Just how the Persian Gulf war tangles up a defense budget predicated on the end of the Cold War is well illustrated by the newest Washington debate over the Strategic Defense Initiative and the B-2 Stealth bomber.
To hear Defense Secretary Dick Cheney tell it, you would think the success of Patriot missiles in shooting down Iraqi Scud rockets is evidence the nation should go ahead with Ronald Reagan's "Star Wars" project for combating a massive Soviet intercontinental missile strike. You would think, too, the effectiveness of F-117 Stealth fighter-bombers in hitting Iraqi targets unseen by enemy radar makes a case for the B-2.
Not everyone agrees. Rep. Charles E. Bennett, D-Fla., argues that the Patriot is a land-based tactical weapons system on which the space-based SDI ($4.58 billion requested for the next fiscal year) should not be allowed to ride piggyback. Speaker Tom Foley calls it a "disingenuous" argument.
As for the four B-2 bombers the Air Force wants to build in fiscal 1992 at a cost of $4.6 billion, Rep. John R. Kasich, R-Ohio, says new bombers to penetrate Soviet air space remain "unnecessary and unaffordable." "The gulf war has proven the effectiveness of standoff (unmanned) weapons such as the Tomahawk cruise missiles," he contends.

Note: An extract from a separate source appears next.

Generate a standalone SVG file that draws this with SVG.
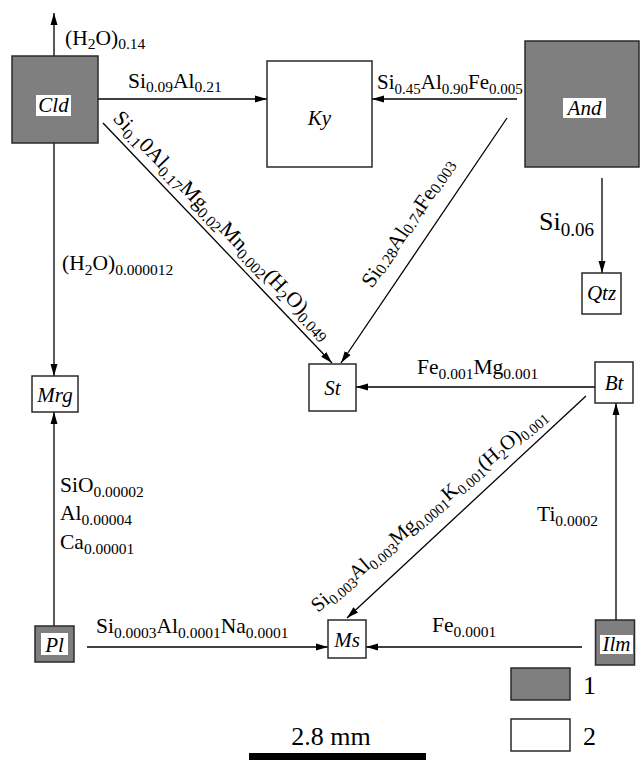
<svg xmlns="http://www.w3.org/2000/svg" width="642" height="760" viewBox="0 0 642 760">
<style>
.t{font-family:"Liberation Serif","Times New Roman",serif;font-size:21.5px;fill:#000}
.s{font-size:15.5px}
.m{font-size:21px}
.ms{font-size:15px}
.d{font-size:20.5px}
.ds{font-size:14.5px}
.big{font-size:26px}
.bs{font-size:19px}
.nl{font-family:"Liberation Serif","Times New Roman",serif;font-size:21px;font-style:italic;fill:#000;text-anchor:middle}
.box{stroke:#2a2a2a;stroke-width:1.5}
.g{fill:#7f7f7f}
.w{fill:#fff}
.c{stroke:#000;stroke-width:1.3;fill:none;marker-end:url(#ah)}
</style>
<defs>
<marker id="ah" markerUnits="userSpaceOnUse" markerWidth="13" markerHeight="8" refX="12" refY="4" orient="auto"><path d="M0,0.5 L12,4 L0,7.5 z" fill="#000"/></marker>
</defs>
<rect width="642" height="760" fill="#fff"/>

<g id="connectors">
<line class="c" x1="54" y1="56" x2="54" y2="13"/>
<line class="c" x1="98" y1="99" x2="267" y2="99"/>
<line class="c" x1="517" y1="99" x2="372" y2="99"/>
<line class="c" x1="103" y1="123" x2="332" y2="363"/>
<line class="c" x1="507" y1="118" x2="341" y2="363"/>
<line class="c" x1="602" y1="178" x2="602" y2="273"/>
<line class="c" x1="54" y1="143" x2="54" y2="376"/>
<line class="c" x1="54" y1="626" x2="54" y2="412"/>
<line class="c" x1="595" y1="387" x2="356" y2="387"/>
<line class="c" x1="586" y1="396" x2="347" y2="618"/>
<line class="c" x1="616" y1="620" x2="616" y2="403"/>
<line class="c" x1="87" y1="647" x2="328" y2="647"/>
<line class="c" x1="582" y1="647" x2="366" y2="647"/>

<text class="t" x="65" y="44.5">(H<tspan class="s" dy="4.5">2</tspan><tspan dy="-4.5">O)</tspan><tspan class="s" dy="4.5">0.14</tspan></text>
<text class="t" x="128" y="87.5">Si<tspan class="s" dy="4.5">0.09</tspan><tspan dy="-4.5">Al</tspan><tspan class="s" dy="4.5">0.21</tspan></text>
<text class="t m" x="377" y="89">Si<tspan class="ms" dy="4.5">0.45</tspan><tspan dy="-4.5">Al</tspan><tspan class="ms" dy="4.5">0.90</tspan><tspan dy="-4.5">Fe</tspan><tspan class="ms" dy="4.5">0.005</tspan></text>
<text class="t" transform="translate(112,119) rotate(46.3)">Si<tspan class="s" dy="4.5">0.1</tspan><tspan dy="-4.5">0Al</tspan><tspan class="s" dy="4.5">0.17</tspan><tspan dy="-4.5">Mg</tspan><tspan class="s" dy="4.5">0.02</tspan><tspan dy="-4.5">Mn</tspan><tspan class="s" dy="4.5">0.002</tspan><tspan dy="-4.5">(H</tspan><tspan class="s" dy="4.5">2</tspan><tspan dy="-4.5">O)</tspan><tspan class="s" dy="4.5">0.049</tspan></text>
<text class="t" transform="translate(372,289) rotate(-55.9)">Si<tspan class="s" dy="1.5">0.28</tspan><tspan dy="-1.5">Al</tspan><tspan class="s" dy="1.5">0.74</tspan><tspan dy="-1.5">Fe</tspan><tspan class="s" dy="1.5">0.003</tspan></text>
<text class="t big" x="539" y="230">Si<tspan class="bs" dy="5.5">0.06</tspan></text>
<text class="t" x="62" y="270">(H<tspan class="s" dy="4.5">2</tspan><tspan dy="-4.5">O)</tspan><tspan class="s" dy="4.5">0.000012</tspan></text>
<text class="t" x="417" y="374">Fe<tspan class="s" dy="4.5">0.001</tspan><tspan dy="-4.5">Mg</tspan><tspan class="s" dy="4.5">0.001</tspan></text>
<text class="t d" transform="translate(318,613) rotate(-40.5)">Si<tspan class="ds" dy="4.5">0.003</tspan><tspan dy="-4.5">Al</tspan><tspan class="ds" dy="4.5">0.003</tspan><tspan dy="-4.5">Mg</tspan><tspan class="ds" dy="4.5">0.0001</tspan><tspan dy="-4.5">K</tspan><tspan class="ds" dy="4.5">0.001</tspan><tspan dy="-4.5">(H</tspan><tspan class="ds" dy="4.5">2</tspan><tspan dy="-4.5">O)</tspan><tspan class="ds" dy="4.5">0.001</tspan></text>
<text class="t" x="537" y="521">Ti<tspan class="s" dy="4.5">0.0002</tspan></text>
<text class="t" x="60" y="492">SiO<tspan class="s" dy="4.5">0.00002</tspan></text>
<text class="t" x="60" y="520">Al<tspan class="s" dy="4.5">0.00004</tspan></text>
<text class="t" x="60" y="549">Ca<tspan class="s" dy="4.5">0.00001</tspan></text>
<text class="t" x="96" y="633">Si<tspan class="s" dy="4.5">0.0003</tspan><tspan dy="-4.5">Al</tspan><tspan class="s" dy="4.5">0.0001</tspan><tspan dy="-4.5">Na</tspan><tspan class="s" dy="4.5">0.0001</tspan></text>
<text class="t" x="432" y="632">Fe<tspan class="s" dy="4.5">0.0001</tspan></text>
</g>

<g id="node-Cld"><rect class="box g" x="12" y="56" width="86" height="87"/><rect class="w" x="36" y="95" width="35" height="21"/><text class="nl" x="53.5" y="112">Cld</text></g>
<g id="node-Ky"><rect class="box w" x="267" y="61" width="105" height="106"/><text class="nl" x="319.5" y="125">Ky</text></g>
<g id="node-And"><rect class="box g" x="525" y="41" width="114" height="126"/><rect class="w" x="563" y="98" width="43" height="20"/><text class="nl" x="584.5" y="115">And</text></g>
<g id="node-Qtz"><rect class="box w" x="582" y="273" width="39" height="41"/><text class="nl" x="601.5" y="300">Qtz</text></g>
<g id="node-Mrg"><rect class="box w" x="32" y="376" width="46" height="36"/><text class="nl" x="55" y="402">Mrg</text></g>
<g id="node-St"><rect class="box w" x="309" y="364" width="47" height="47"/><text class="nl" x="332.5" y="395">St</text></g>
<g id="node-Bt"><rect class="box w" x="595" y="362" width="38" height="41"/><text class="nl" x="614" y="390">Bt</text></g>
<g id="node-Ms"><rect class="box w" x="328" y="620" width="38" height="38"/><text class="nl" x="347" y="647">Ms</text></g>
<g id="node-Pl"><rect class="box g" x="35" y="626" width="39" height="36"/><rect class="w" x="41" y="633" width="27" height="22"/><text class="nl" x="54.5" y="652">Pl</text></g>
<g id="node-Ilm"><rect class="box g" x="595.5" y="620" width="39" height="45"/><rect class="w" x="600" y="635" width="33" height="19"/><text class="nl" x="616.5" y="651">Ilm</text></g>

<g id="legend">
<rect class="box g" x="511" y="668" width="59" height="32"/>
<text class="t big" x="583" y="694">1</text>
<rect class="box w" x="511" y="719" width="59" height="32"/>
<text class="t big" x="583" y="745">2</text>
<text class="t big" x="331" y="745" text-anchor="middle">2.8 mm</text>
<rect x="249" y="753" width="177" height="8" fill="#000"/>
</g>
</svg>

This discussion is complicated by what Mr. Cheney calls the "enormous uncertainty" caused by the resurgence of hardline militaristic elements in the Soviet Union. His $295.2 billion budget request, which does not include an anticipated $15 billion add-on for the gulf war, was formulated on a "good news" prospectus about the Soviet threat that the defense secretary doesn't quite believe.
Missile defense is an issue that encapsulates the contradictions implicit in a post-Cold War budget issued in the midst of a hot regional war at a moment of Soviet regression.
Within the $4.58 billion SDI request are three disparate elements. The major item -- sure to be reduced by Congress -- contemplates huge continuing expenditures on a space-based system to combat a massive Soviet strike. A secondary item follows up President Bush's call for a "refocused" SDI to deal with limited nuclear strikes anywhere in the world. Also included is a $603 million request for a tactical missile defense program that presumably would be one of the successors to the Patriot, which, ironically, is being phased out despite its effectiveness against Scuds.
bring up these points not in opposition to the Cheney budget, which represents a commendable effort to develop a trimmed-down military establishment, but to point to some of the imponderables that must be faced in the coming defense debate.
The armed forces of the future should not be predicated just on a "good news" interpretation of Soviet intentions but on a "bad news" acceptance of regional turbulence in the Third World.